Alors qu’est manifeste l’incapacité de la « communauté internationale » à conjurer les spectres de « guerres majeures », plusieurs spécialistes soulignent et analysent les modifications du champ militaire : distribution de la puissance, imprévisibilité des acteurs, facilité d’accès aux techniques d’armement et de communication, quasi-disparition de la dissuasion nucléaire comme facteur modérateur — et brouillage des limites entre guerre et paix, public et privé, armée et police… Ce brouillage crée une ambiguïté qui, pour Jean-Baptiste Jeangène Vilmer, ancien directeur de l’Institut de recherche stratégique de l’École militaire (Irsem) à Paris, si elle aide à déstabiliser l’adversaire, revient surtout à « arsenaliser » l’économie, l’énergie, la faim, la pêche, les réfugiés, l’information, le droit ou la santé : « Tout peut devenir une arme » (1). Comme le notait naguère l’amiral Christophe Prazuck, l’état de « guerre permanente » ainsi créé fait le lit des stratégies hybrides, qui permettent d’« affaiblir durablement des économies, des États, des alliances : la théorie de la “victoire décisive” est remplacée par la pratique de la “souffrance interminable” » (2).

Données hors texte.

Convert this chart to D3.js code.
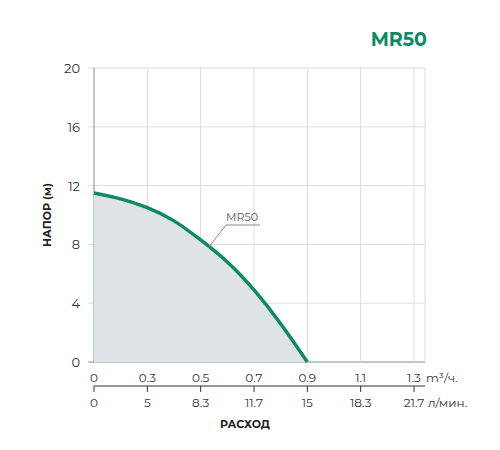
<!DOCTYPE html>
<html><head><meta charset="utf-8">
<script src="https://cdn.jsdelivr.net/npm/d3@7"></script>
<style>body{margin:0;background:#fff}text{font-family:Montserrat,"Open Sans",sans-serif}</style>
</head><body><svg id="c" width="500" height="450"></svg>
<script>
const flowM3 = ['0', '0.3', '0.5', '0.7', '0.9', '1.1', '1.3']
const flowL = ['0', '5', '8.3', '11.7', '15', '18.3', '21.7']
const yTicks = [0, 4, 8, 12, 16, 20]
// curve: position on flow tick index vs head (m)
const curveX = [0, 0.5, 1, 1.5, 2, 2.5, 3, 3.5, 4]
const curveY = [11.5, 11.1, 10.5, 9.6, 8.3, 6.8, 4.9, 2.6, 0]
const green = '#0e8a62'

const svg = d3.select('#c')
const x = d3.scaleLinear().domain([0, 6]).range([94, 414])
const y = d3.scaleLinear().domain([0, 20]).range([362, 68])
const right = 425

svg.append('g').selectAll('line').data(yTicks).join('line')
	.attr('x1', 88).attr('x2', right).attr('y1', d => y(d)).attr('y2', d => y(d))
	.attr('stroke', d => d === 0 ? '#888' : '#ddd')
svg.append('g').selectAll('line').data(d3.range(7)).join('line')
	.attr('x1', d => x(d)).attr('x2', d => x(d)).attr('y1', y(20)).attr('y2', y(0))
	.attr('stroke', d => d === 0 ? '#888' : '#ddd')
svg.append('line').attr('x1', right).attr('x2', right).attr('y1', y(20)).attr('y2', y(0)).attr('stroke', '#ddd')

svg.append('g').selectAll('text').data(yTicks).join('text')
	.attr('x', 80).attr('y', d => y(d) + 5).attr('text-anchor', 'end')
	.attr('font-size', 13).attr('fill', '#333').text(d => d)

const pts = curveX.map((c, i) => [x(c), y(curveY[i])])
const line = d3.line().curve(d3.curveNatural)
const area = d3.area().x(d => d[0]).y1(d => d[1]).y0(y(0)).curve(d3.curveNatural)
svg.append('path').attr('d', area(pts)).attr('fill', '#dde3e6')
svg.append('path').attr('d', line(pts)).attr('fill', 'none').attr('stroke', green).attr('stroke-width', 3.5)

svg.append('polyline').attr('points', `${x(2.15)},${y(7.8)} 226,225 260,225`)
	.attr('fill', 'none').attr('stroke', '#888')
svg.append('text').attr('x', 226).attr('y', 221).attr('font-size', 11).attr('fill', '#555').text('MR50')

svg.append('g').selectAll('text').data(flowM3).join('text')
	.attr('x', (d, i) => x(i)).attr('y', 382).attr('text-anchor', 'middle')
	.attr('font-size', 12).attr('fill', '#333').text(d => d)
svg.append('text').attr('x', 426).attr('y', 382).attr('font-size', 12).attr('fill', '#333').text('m³/ч.')

svg.append('line').attr('x1', x(0)).attr('x2', right).attr('y1', 386).attr('y2', 386).attr('stroke', '#333')
svg.append('g').selectAll('line').data(d3.range(7)).join('line')
	.attr('x1', d => x(d)).attr('x2', d => x(d)).attr('y1', 386).attr('y2', 392).attr('stroke', '#333')
svg.append('g').selectAll('text').data(flowL).join('text')
	.attr('x', (d, i) => x(i)).attr('y', 407).attr('text-anchor', 'middle')
	.attr('font-size', 12).attr('fill', '#333').text(d => d)
svg.append('text').attr('x', 428).attr('y', 407).attr('font-size', 12).attr('fill', '#333').text('л/мин.')

svg.append('text').attr('x', 245).attr('y', 428).attr('text-anchor', 'middle')
	.attr('font-size', 11).attr('font-weight', 'bold').attr('fill', '#222').text('РАСХОД')
svg.append('text').attr('transform', 'translate(51,215) rotate(-90)').attr('text-anchor', 'middle')
	.attr('font-size', 11).attr('font-weight', 'bold').attr('fill', '#222').text('НАПОР (м)')
svg.append('text').attr('x', 427).attr('y', 46).attr('text-anchor', 'end')
	.attr('font-size', 19).attr('font-weight', 'bold').attr('fill', green).text('MR50')
</script></body></html>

Ainsi vont les nombreuses guerres en zone grise, « sous le seuil » de l’affrontement direct, non assumées ni déclarées. La Russie ou la Chine, des puissances régionales comme l’Iran, « y jouent de la difficulté à attribuer les responsabilités de manœuvres pourtant très offensives », relève le général Thierry Burkhard, chef d’état-major des armées françaises, pour qui « l’usage désinhibé et dorénavant volontaire de la force est devenu normal. Il supplante désormais le système du droit ». Finis le « confort opérationnel », la supériorité automatique dans les airs ou sur les mers. Vient le temps de la contestation dans les fonds marins, l’espace exo-atmosphérique, le cyberespace…
En quelques années, le domaine spatial, longtemps considéré comme un bien commun et un sanctuaire stratégique, est devenu un terrain de compétition. Les satellites, cibles potentielles, devraient être plus de cent mille à l’horizon 2030, notamment grâce au productivisme des nouveaux opérateurs privés américains. Plusieurs pays ont créé des commandements militaires de l’espace, et se proposent d’y développer une « défense active ». « La guerre du ciel est déclarée (3) », assure Xavier Pasco, directeur de la Fondation pour la recherche stratégique (FRS), qui s’inquiète du double danger de sa privatisation et de sa militarisation.
L’intelligence artificielle est également un nouvel horizon stratégique, souligne l’économiste Claude Serfati, spécialiste de l’armement, membre du conseil scientifique d’Attac (4). Elle améliore les performances des systèmes d’armes existants et la fiabilité de certaines tâches accomplies par les soldats. Déjà associée à d’autres technologies émergentes — l’informatique quantique, l’impression 3D ou les missiles hypersoniques —, elle le sera prochainement à la dissuasion nucléaire, dans le but de raccourcir les délais et de simplifier les chaînes de commandement. Avant d’intégrer le champ plus dangereux encore de la « décision autonome » ? « Les algorithmes produisent des résultats en partie non maîtrisés, au risque d’une imprévisibilité intrinsèque », s’inquiète Serfati. Le risque de perte de contrôle humain semble assumé, notamment au Pentagone.
(1) Jean-Baptiste Jeangène Vilmer, Le Réveil stratégique. Essai sur la guerre permanente, Seuil, Paris, 2024, 240 pages, 22 euros.
(2) Christophe Prazuck, « En deçà de la guerre, au-delà de la paix : les zones grises », Revue Défense nationale, n° 828, Paris, mars 2020.
(3) Xavier Pasco, La Ruée vers l’espace. Nouveaux enjeux géopolitiques, Tallandier, Paris, 2024, 368 pages, 20,90 euros.
(4) Claude Serfati, Un monde en guerres, Textuel, Paris, 2024, 352 pages, 22,90 euros.